## begin Task data

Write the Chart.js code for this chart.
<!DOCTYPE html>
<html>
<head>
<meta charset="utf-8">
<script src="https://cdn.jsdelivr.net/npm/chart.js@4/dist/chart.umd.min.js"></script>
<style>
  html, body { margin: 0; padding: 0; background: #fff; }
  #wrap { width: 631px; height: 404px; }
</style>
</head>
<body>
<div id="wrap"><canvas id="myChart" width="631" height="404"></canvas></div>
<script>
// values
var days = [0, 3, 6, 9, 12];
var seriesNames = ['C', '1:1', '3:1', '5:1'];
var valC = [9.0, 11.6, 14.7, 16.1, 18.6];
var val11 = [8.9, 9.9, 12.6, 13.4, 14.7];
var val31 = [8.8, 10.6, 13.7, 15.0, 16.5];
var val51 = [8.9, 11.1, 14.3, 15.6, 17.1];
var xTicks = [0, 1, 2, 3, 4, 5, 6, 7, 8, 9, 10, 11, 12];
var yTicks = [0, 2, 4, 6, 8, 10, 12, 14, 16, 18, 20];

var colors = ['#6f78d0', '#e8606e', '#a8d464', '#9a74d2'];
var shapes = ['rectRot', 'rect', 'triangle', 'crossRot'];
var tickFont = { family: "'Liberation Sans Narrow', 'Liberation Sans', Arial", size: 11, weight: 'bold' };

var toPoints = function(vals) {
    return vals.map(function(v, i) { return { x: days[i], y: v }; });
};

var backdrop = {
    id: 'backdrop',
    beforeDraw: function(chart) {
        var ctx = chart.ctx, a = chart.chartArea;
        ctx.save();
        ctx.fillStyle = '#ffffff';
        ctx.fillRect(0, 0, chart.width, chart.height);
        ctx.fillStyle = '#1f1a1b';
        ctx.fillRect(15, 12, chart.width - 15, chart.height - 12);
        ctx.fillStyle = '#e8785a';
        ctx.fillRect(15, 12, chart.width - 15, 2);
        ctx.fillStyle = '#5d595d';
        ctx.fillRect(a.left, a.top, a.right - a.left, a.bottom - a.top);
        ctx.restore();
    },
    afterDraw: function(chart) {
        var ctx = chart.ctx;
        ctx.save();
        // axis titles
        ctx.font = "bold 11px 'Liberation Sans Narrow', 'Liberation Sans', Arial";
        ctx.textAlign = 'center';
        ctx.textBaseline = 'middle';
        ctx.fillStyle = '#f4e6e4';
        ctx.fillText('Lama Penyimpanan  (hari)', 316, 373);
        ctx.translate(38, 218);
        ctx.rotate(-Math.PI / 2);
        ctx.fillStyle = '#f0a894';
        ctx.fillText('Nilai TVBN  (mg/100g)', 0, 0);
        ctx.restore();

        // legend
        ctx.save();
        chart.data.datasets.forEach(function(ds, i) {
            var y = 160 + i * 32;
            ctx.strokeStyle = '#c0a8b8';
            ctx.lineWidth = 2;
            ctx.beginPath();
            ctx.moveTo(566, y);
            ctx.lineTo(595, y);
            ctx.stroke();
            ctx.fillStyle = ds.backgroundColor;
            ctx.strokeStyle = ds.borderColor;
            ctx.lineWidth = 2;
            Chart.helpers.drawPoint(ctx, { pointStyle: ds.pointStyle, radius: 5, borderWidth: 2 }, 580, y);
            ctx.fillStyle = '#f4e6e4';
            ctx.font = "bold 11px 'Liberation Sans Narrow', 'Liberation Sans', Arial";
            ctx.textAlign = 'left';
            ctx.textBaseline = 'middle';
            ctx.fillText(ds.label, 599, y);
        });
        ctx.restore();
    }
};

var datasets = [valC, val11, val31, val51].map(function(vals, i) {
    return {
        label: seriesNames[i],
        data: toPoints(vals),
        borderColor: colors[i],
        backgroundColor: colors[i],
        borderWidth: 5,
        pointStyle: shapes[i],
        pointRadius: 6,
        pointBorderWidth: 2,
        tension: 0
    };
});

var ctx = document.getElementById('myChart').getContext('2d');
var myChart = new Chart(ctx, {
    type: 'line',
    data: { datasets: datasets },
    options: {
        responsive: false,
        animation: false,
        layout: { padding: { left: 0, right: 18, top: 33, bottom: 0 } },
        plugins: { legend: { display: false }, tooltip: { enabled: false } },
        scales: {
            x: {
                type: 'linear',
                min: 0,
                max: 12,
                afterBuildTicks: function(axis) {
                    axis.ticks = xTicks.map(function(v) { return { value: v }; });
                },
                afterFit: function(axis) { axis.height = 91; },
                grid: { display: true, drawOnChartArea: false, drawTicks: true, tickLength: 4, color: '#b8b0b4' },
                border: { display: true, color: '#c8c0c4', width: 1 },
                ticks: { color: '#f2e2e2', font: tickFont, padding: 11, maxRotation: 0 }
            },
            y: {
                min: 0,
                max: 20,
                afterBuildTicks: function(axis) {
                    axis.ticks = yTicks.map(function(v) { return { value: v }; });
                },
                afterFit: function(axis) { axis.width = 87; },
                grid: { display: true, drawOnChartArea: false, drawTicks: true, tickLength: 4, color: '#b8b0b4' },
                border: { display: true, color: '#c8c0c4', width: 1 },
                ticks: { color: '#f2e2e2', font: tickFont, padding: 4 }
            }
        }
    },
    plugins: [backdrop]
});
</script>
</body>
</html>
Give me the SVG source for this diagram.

## end Task data

All of the lines above need to be given again exactly.

Write the Chart.js code for this chart.
<!DOCTYPE html>
<html>
<head>
<meta charset="utf-8">
<script src="https://cdn.jsdelivr.net/npm/chart.js@4/dist/chart.umd.min.js"></script>
<style>
  html, body { margin: 0; padding: 0; background: #fff; }
  #wrap { width: 631px; height: 404px; }
</style>
</head>
<body>
<div id="wrap"><canvas id="myChart" width="631" height="404"></canvas></div>
<script>
// values
var days = [0, 3, 6, 9, 12];
var seriesNames = ['C', '1:1', '3:1', '5:1'];
var valC = [9.0, 11.6, 14.7, 16.1, 18.6];
var val11 = [8.9, 9.9, 12.6, 13.4, 14.7];
var val31 = [8.8, 10.6, 13.7, 15.0, 16.5];
var val51 = [8.9, 11.1, 14.3, 15.6, 17.1];
var xTicks = [0, 1, 2, 3, 4, 5, 6, 7, 8, 9, 10, 11, 12];
var yTicks = [0, 2, 4, 6, 8, 10, 12, 14, 16, 18, 20];

var colors = ['#6f78d0', '#e8606e', '#a8d464', '#9a74d2'];
var shapes = ['rectRot', 'rect', 'triangle', 'crossRot'];
var tickFont = { family: "'Liberation Sans Narrow', 'Liberation Sans', Arial", size: 11, weight: 'bold' };

var toPoints = function(vals) {
    return vals.map(function(v, i) { return { x: days[i], y: v }; });
};

var backdrop = {
    id: 'backdrop',
    beforeDraw: function(chart) {
        var ctx = chart.ctx, a = chart.chartArea;
        ctx.save();
        ctx.fillStyle = '#ffffff';
        ctx.fillRect(0, 0, chart.width, chart.height);
        ctx.fillStyle = '#1f1a1b';
        ctx.fillRect(15, 12, chart.width - 15, chart.height - 12);
        ctx.fillStyle = '#e8785a';
        ctx.fillRect(15, 12, chart.width - 15, 2);
        ctx.fillStyle = '#5d595d';
        ctx.fillRect(a.left, a.top, a.right - a.left, a.bottom - a.top);
        ctx.restore();
    },
    afterDraw: function(chart) {
        var ctx = chart.ctx;
        ctx.save();
        // axis titles
        ctx.font = "bold 11px 'Liberation Sans Narrow', 'Liberation Sans', Arial";
        ctx.textAlign = 'center';
        ctx.textBaseline = 'middle';
        ctx.fillStyle = '#f4e6e4';
        ctx.fillText('Lama Penyimpanan  (hari)', 316, 373);
        ctx.translate(38, 218);
        ctx.rotate(-Math.PI / 2);
        ctx.fillStyle = '#f0a894';
        ctx.fillText('Nilai TVBN  (mg/100g)', 0, 0);
        ctx.restore();

        // legend
        ctx.save();
        chart.data.datasets.forEach(function(ds, i) {
            var y = 160 + i * 32;
            ctx.strokeStyle = '#c0a8b8';
            ctx.lineWidth = 2;
            ctx.beginPath();
            ctx.moveTo(566, y);
            ctx.lineTo(595, y);
            ctx.stroke();
            ctx.fillStyle = ds.backgroundColor;
            ctx.strokeStyle = ds.borderColor;
            ctx.lineWidth = 2;
            Chart.helpers.drawPoint(ctx, { pointStyle: ds.pointStyle, radius: 5, borderWidth: 2 }, 580, y);
            ctx.fillStyle = '#f4e6e4';
            ctx.font = "bold 11px 'Liberation Sans Narrow', 'Liberation Sans', Arial";
            ctx.textAlign = 'left';
            ctx.textBaseline = 'middle';
            ctx.fillText(ds.label, 599, y);
        });
        ctx.restore();
    }
};

var datasets = [valC, val11, val31, val51].map(function(vals, i) {
    return {
        label: seriesNames[i],
        data: toPoints(vals),
        borderColor: colors[i],
        backgroundColor: colors[i],
        borderWidth: 5,
        pointStyle: shapes[i],
        pointRadius: 6,
        pointBorderWidth: 2,
        tension: 0
    };
});

var ctx = document.getElementById('myChart').getContext('2d');
var myChart = new Chart(ctx, {
    type: 'line',
    data: { datasets: datasets },
    options: {
        responsive: false,
        animation: false,
        layout: { padding: { left: 0, right: 18, top: 33, bottom: 0 } },
        plugins: { legend: { display: false }, tooltip: { enabled: false } },
        scales: {
            x: {
                type: 'linear',
                min: 0,
                max: 12,
                afterBuildTicks: function(axis) {
                    axis.ticks = xTicks.map(function(v) { return { value: v }; });
                },
                afterFit: function(axis) { axis.height = 91; },
                grid: { display: true, drawOnChartArea: false, drawTicks: true, tickLength: 4, color: '#b8b0b4' },
                border: { display: true, color: '#c8c0c4', width: 1 },
                ticks: { color: '#f2e2e2', font: tickFont, padding: 11, maxRotation: 0 }
            },
            y: {
                min: 0,
                max: 20,
                afterBuildTicks: function(axis) {
                    axis.ticks = yTicks.map(function(v) { return { value: v }; });
                },
                afterFit: function(axis) { axis.width = 87; },
                grid: { display: true, drawOnChartArea: false, drawTicks: true, tickLength: 4, color: '#b8b0b4' },
                border: { display: true, color: '#c8c0c4', width: 1 },
                ticks: { color: '#f2e2e2', font: tickFont, padding: 4 }
            }
        }
    },
    plugins: [backdrop]
});
</script>
</body>
</html>
Give me the SVG source for this diagram.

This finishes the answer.